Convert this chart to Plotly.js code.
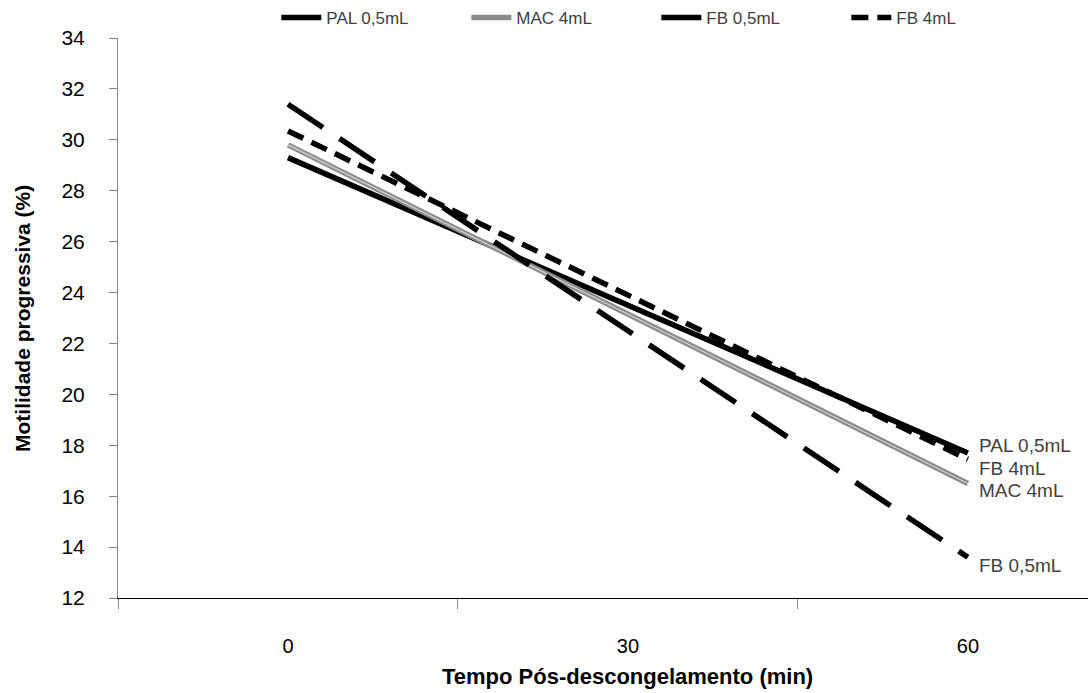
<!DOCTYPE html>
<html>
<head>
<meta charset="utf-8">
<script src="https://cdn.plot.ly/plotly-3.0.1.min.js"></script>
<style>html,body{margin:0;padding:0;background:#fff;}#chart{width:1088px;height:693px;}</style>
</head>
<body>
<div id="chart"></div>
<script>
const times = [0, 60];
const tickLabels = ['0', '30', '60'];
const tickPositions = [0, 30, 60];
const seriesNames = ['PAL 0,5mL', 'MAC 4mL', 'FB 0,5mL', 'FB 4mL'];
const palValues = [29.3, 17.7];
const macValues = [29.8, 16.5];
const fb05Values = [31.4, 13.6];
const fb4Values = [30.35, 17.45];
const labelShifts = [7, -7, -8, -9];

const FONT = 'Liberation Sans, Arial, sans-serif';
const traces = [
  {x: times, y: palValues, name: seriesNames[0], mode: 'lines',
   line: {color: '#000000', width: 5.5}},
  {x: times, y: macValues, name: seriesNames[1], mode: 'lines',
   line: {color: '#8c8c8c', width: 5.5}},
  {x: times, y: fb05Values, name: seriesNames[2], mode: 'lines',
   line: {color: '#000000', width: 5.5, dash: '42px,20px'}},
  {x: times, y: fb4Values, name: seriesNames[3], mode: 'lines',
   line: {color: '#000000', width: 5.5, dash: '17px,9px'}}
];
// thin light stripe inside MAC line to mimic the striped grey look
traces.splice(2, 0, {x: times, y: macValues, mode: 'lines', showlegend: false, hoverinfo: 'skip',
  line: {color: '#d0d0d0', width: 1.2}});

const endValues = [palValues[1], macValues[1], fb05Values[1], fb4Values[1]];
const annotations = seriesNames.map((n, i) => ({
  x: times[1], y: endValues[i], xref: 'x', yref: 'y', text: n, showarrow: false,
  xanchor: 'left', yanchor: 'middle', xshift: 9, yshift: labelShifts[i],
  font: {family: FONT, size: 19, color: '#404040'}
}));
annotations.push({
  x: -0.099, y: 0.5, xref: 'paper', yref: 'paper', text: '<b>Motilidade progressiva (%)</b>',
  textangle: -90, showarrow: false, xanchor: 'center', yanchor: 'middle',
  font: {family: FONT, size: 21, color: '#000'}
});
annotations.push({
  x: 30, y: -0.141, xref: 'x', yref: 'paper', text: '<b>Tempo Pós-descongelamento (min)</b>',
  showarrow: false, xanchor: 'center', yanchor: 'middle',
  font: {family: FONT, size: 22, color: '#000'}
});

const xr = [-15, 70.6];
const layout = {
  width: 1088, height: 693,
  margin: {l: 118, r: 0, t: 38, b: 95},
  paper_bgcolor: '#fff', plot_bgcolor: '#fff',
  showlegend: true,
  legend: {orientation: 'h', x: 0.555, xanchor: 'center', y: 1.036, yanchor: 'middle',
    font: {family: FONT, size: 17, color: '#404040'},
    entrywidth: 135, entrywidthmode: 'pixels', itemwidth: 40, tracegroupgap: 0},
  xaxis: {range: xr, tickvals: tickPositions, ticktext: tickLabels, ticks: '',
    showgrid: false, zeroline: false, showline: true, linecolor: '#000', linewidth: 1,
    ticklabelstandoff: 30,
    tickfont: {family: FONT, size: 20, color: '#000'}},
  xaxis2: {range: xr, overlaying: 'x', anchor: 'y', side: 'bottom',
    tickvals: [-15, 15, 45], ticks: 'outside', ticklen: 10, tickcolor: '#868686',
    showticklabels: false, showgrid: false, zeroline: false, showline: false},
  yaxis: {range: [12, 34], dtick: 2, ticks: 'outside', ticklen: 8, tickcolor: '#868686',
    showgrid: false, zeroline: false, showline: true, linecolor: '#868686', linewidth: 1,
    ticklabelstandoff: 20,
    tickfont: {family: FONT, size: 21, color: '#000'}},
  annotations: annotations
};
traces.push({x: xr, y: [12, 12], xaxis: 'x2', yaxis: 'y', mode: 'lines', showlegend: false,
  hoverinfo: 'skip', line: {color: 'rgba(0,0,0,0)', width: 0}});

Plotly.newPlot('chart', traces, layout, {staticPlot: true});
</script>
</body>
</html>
┄┄┄┄┄┄┄┄┄┄
THE PROBLEM
With the pictures left out, restate word for word every line of the data above, from the first down to the line that contains "const labelShifts = [7, -7, -8, -9];".

ANSWER IN FULL
Convert this chart to Plotly.js code.
<!DOCTYPE html>
<html>
<head>
<meta charset="utf-8">
<script src="https://cdn.plot.ly/plotly-3.0.1.min.js"></script>
<style>html,body{margin:0;padding:0;background:#fff;}#chart{width:1088px;height:693px;}</style>
</head>
<body>
<div id="chart"></div>
<script>
const times = [0, 60];
const tickLabels = ['0', '30', '60'];
const tickPositions = [0, 30, 60];
const seriesNames = ['PAL 0,5mL', 'MAC 4mL', 'FB 0,5mL', 'FB 4mL'];
const palValues = [29.3, 17.7];
const macValues = [29.8, 16.5];
const fb05Values = [31.4, 13.6];
const fb4Values = [30.35, 17.45];
const labelShifts = [7, -7, -8, -9];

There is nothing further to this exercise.